I then spent a few hours doing some research on my next steps, as well as gathering up (read 45 min looking for!) all the pieces/parts to get my drill press back online —which I haven’t used since I moved into this shop nearly 5 years ago.
A significant milestone in cutting this thing out, now to get ‘er installed. More to come!
Today was all about moving out on the baffles. In fact, my goal is to have the baffles COMPLETE by this coming weekend.

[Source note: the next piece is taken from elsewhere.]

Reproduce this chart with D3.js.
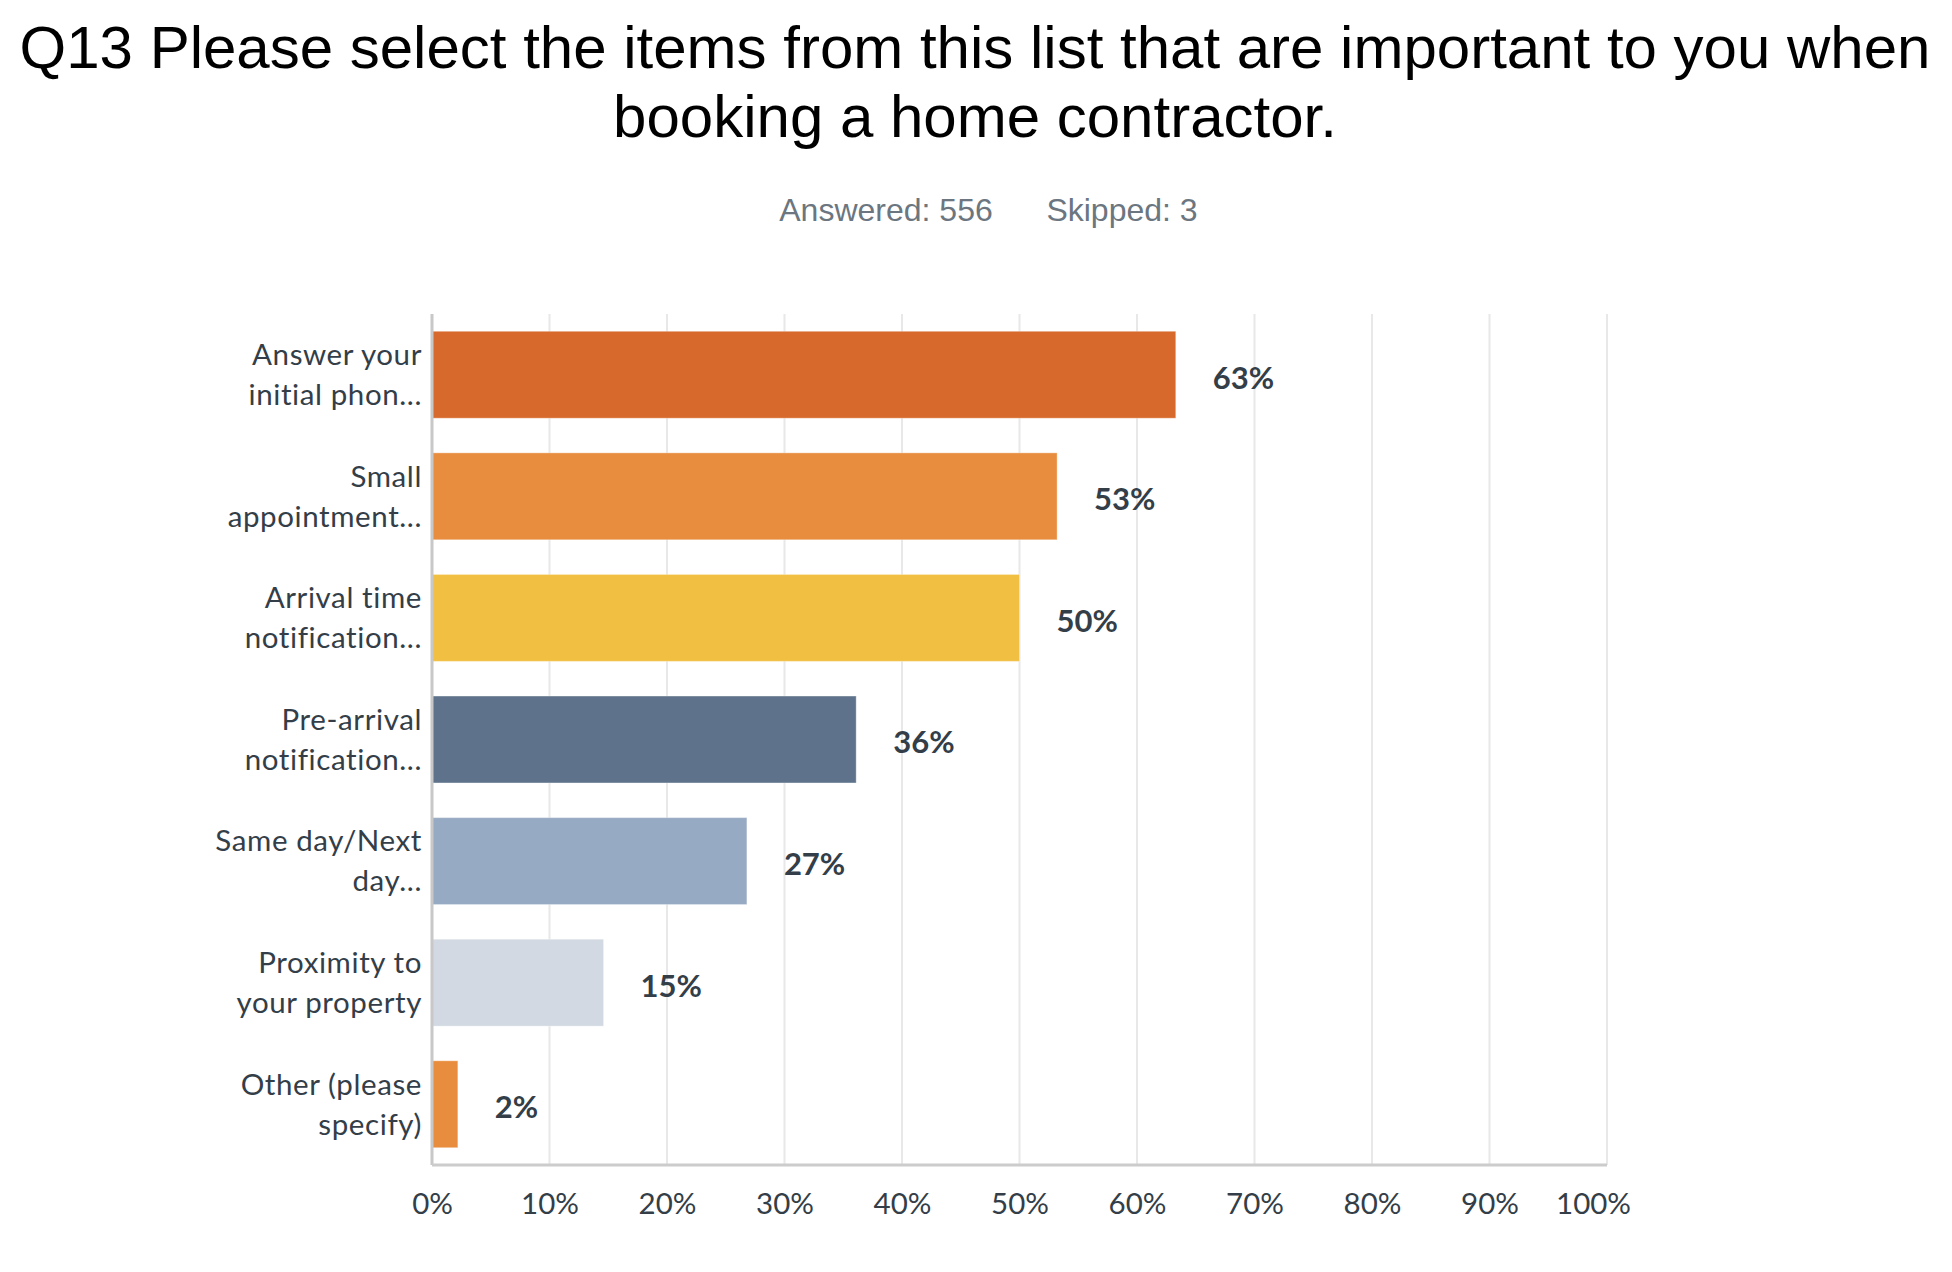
<!DOCTYPE html>
<meta charset="utf-8">
<html>
<head>
<script src="https://d3js.org/d3.v7.min.js"></script>
<style>
body { margin: 0; background: #ffffff; }
</style>
</head>
<body>
<div id="chart"></div>
<script>

// data
var labels = [
  ["Answer your", "initial phon..."],
  ["Small", "appointment..."],
  ["Arrival time", "notification..."],
  ["Pre-arrival", "notification..."],
  ["Same day/Next", "day..."],
  ["Proximity to", "your property"],
  ["Other (please", "specify)"]
];
var values = [63.3, 53.2, 50.0, 36.1, 26.8, 14.6, 2.2];
var valueLabels = ["63%", "53%", "50%", "36%", "27%", "15%", "2%"];
var barColors = ["#d6692b", "#e88d3d", "#f1bf42", "#5e738b", "#97aac3", "#d2d9e2", "#e88d3d"];
var xTicks = [0, 10, 20, 30, 40, 50, 60, 70, 80, 90, 100];

var W = 1952, H = 1272;
var plotLeft = 432, plotRight = 1607, plotTop = 314, plotBottom = 1165;
var labelFont = "Lato, 'Open Sans', sans-serif";

var svg = d3.select("#chart")
  .append("svg")
    .attr("width", W)
    .attr("height", H);

// title
var title = svg.append("text")
  .attr("text-anchor", "middle")
  .style("font-family", "'Liberation Sans', Arial, sans-serif")
  .style("font-size", "60px")
  .style("fill", "#000");
title.append("tspan").attr("x", 975).attr("y", 68)
  .text("Q13 Please select the items from this list that are important to you when");
title.append("tspan").attr("x", 975).attr("y", 137)
  .text("booking a home contractor.");

// answered / skipped
svg.append("text")
  .attr("x", 886).attr("y", 221)
  .attr("text-anchor", "middle")
  .style("font-family", "'Liberation Sans', Arial, sans-serif")
  .style("font-size", "32px")
  .style("fill", "#6b7680")
  .text("Answered: 556");
svg.append("text")
  .attr("x", 1122).attr("y", 221)
  .attr("text-anchor", "middle")
  .style("font-family", "'Liberation Sans', Arial, sans-serif")
  .style("font-size", "32px")
  .style("fill", "#6b7680")
  .text("Skipped: 3");

var x = d3.scaleLinear()
  .domain([0, 100])
  .range([plotLeft, plotRight]);

var y = d3.scaleBand()
  .domain(d3.range(values.length))
  .range([plotTop, plotBottom])
  .paddingInner(0.285)
  .paddingOuter(0.142);

// gridlines
svg.append("g")
  .selectAll("line")
  .data(xTicks.slice(1))
  .enter()
  .append("line")
    .attr("x1", function(d) { return x(d); })
    .attr("x2", function(d) { return x(d); })
    .attr("y1", plotTop)
    .attr("y2", plotBottom)
    .attr("stroke", "#e8e8e8")
    .attr("stroke-width", 2);

// bars
svg.append("g")
  .selectAll("rect")
  .data(values)
  .enter()
  .append("rect")
    .attr("x", x(0))
    .attr("y", function(d, i) { return y(i); })
    .attr("width", function(d) { return x(d) - x(0); })
    .attr("height", y.bandwidth())
    .style("fill", function(d, i) { return barColors[i]; })
    .style("stroke", "#ffffff")
    .style("stroke-opacity", 0.35)
    .style("stroke-width", 1);

// value labels
svg.append("g")
  .selectAll("text")
  .data(values)
  .enter()
  .append("text")
    .attr("x", function(d) { return x(d) + 37; })
    .attr("y", function(d, i) { return y(i) + y.bandwidth() / 2; })
    .attr("dy", "0.45em")
    .style("font-family", labelFont)
    .style("font-weight", "bold")
    .style("font-size", "31px")
    .style("fill", "#333e48")
    .text(function(d, i) { return valueLabels[i]; });

// category labels
var catG = svg.append("g")
  .selectAll("text")
  .data(labels)
  .enter()
  .append("text")
    .attr("text-anchor", "end")
    .style("font-family", labelFont)
    .style("font-size", "29.5px")
    .style("letter-spacing", "0.6px")
    .style("fill", "#333e48");
catG.each(function(d, i) {
  var t = d3.select(this);
  var cy = y(i) + y.bandwidth() / 2;
  d.forEach(function(line, j) {
    t.append("tspan")
      .attr("x", plotLeft - 10)
      .attr("y", cy + (j - 0.5) * 40)
      .attr("dy", "0.35em")
      .text(line);
  });
});

// axes lines
svg.append("line")
  .attr("x1", plotLeft).attr("x2", plotLeft)
  .attr("y1", plotTop).attr("y2", plotBottom)
  .attr("stroke", "#c8c8c8")
  .attr("stroke-width", 3);
svg.append("line")
  .attr("x1", plotLeft).attr("x2", plotRight)
  .attr("y1", plotBottom).attr("y2", plotBottom)
  .attr("stroke", "#cccccc")
  .attr("stroke-width", 3);

// x tick labels
var xAxis = svg.append("g")
  .attr("transform", "translate(0," + plotBottom + ")")
  .call(d3.axisBottom(x).tickValues(xTicks).tickSize(0).tickPadding(28)
    .tickFormat(function(d) { return d + "%"; }));
xAxis.select(".domain").remove();
xAxis.selectAll("text")
  .style("font-family", labelFont)
  .style("font-size", "29.5px")
  .style("fill", "#333e48")
  .attr("dx", function(d) { return d === 100 ? -14 : 0; });

</script>
</body>
</html>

One thing I’ve been pondering for quite some time now is how exactly to work the sides of the baffles: my decision being between leaving the side baffle segments long and extending them aft, or creating little mini-walls on the outboard aft side of the aluminum baffle segments to close off the air coming along the side.
I decided on the latter.
In doing so, I measured and marked where these mini-wall baffles would be, then marked those positions on the upper cowling. Using contours of the inside upper cowling, I then made some initial baffle mini-wall templates and taped them into place on the left and right sides.
I then put the top cowling in place, used a shop light to check the mini-wall baffles vs the top cowling sides, took the top cowling off, trimmed the mini-wall baffles, then repeated the whole process…. a good number of times. It’s an iterative process!
But I finally nailed down the configuration for both the left and right side mini-wall baffle segments, which we have right here:
Before doing any cutting or brake bending on the side baffle segments, I wanted to have the no-kidding position of each lower aft shelf and skirt baffle segment in place first.
I started with the left side and traced the template onto the 6061 aluminum sheet.
It may be a little hard to see here, but the lower aft left baffle segment is ready to be cut out of the 6061 aluminum sheet…
Which I did next. Here we have the left lower aft shelf and skirt baffle segment cut out and ready for clean up and then some bending on the brake.
I then placed the template for the right lower aft shelf and skirt baffle segment on the 6061 aluminum sheet and traced it out.
Here’s the lower aft right baffle segment ready to be cut out of the 6061 aluminum sheet.
It was getting late so I decided to call it a night and will cut out the right side lower baffle tomorrow. I also plan on doing a good bit of bending these aluminum segments on the metal brake as well.
First off, I’ll regale you with a quick story: Fall 2013 and I’m in the middle east. I ask Mike Beasley where he bought his exhaust pipes from, and he sends me the link to Custom Aircraft Parts with the part number he bought. I send an email to Clinton detailing my bird’s cowlings, engine, etc. and he spits out the same part number as Mike’s. I know realize the key piece of information that I added to my email that tipped Clinton off to that part number was “Feather Light” and am almost certain that is why I received the pipes that I did. The actual key wording that should have been focused on was “Mike Melvill’s carbon fiber cowlings“… because although Feather Light made the Melvill CF cowlings, they were nowhere the same as the stock Feather Light cowlings (I’m guessing those were close to the Task cowlings, which I’m pretty sure is what Mike has).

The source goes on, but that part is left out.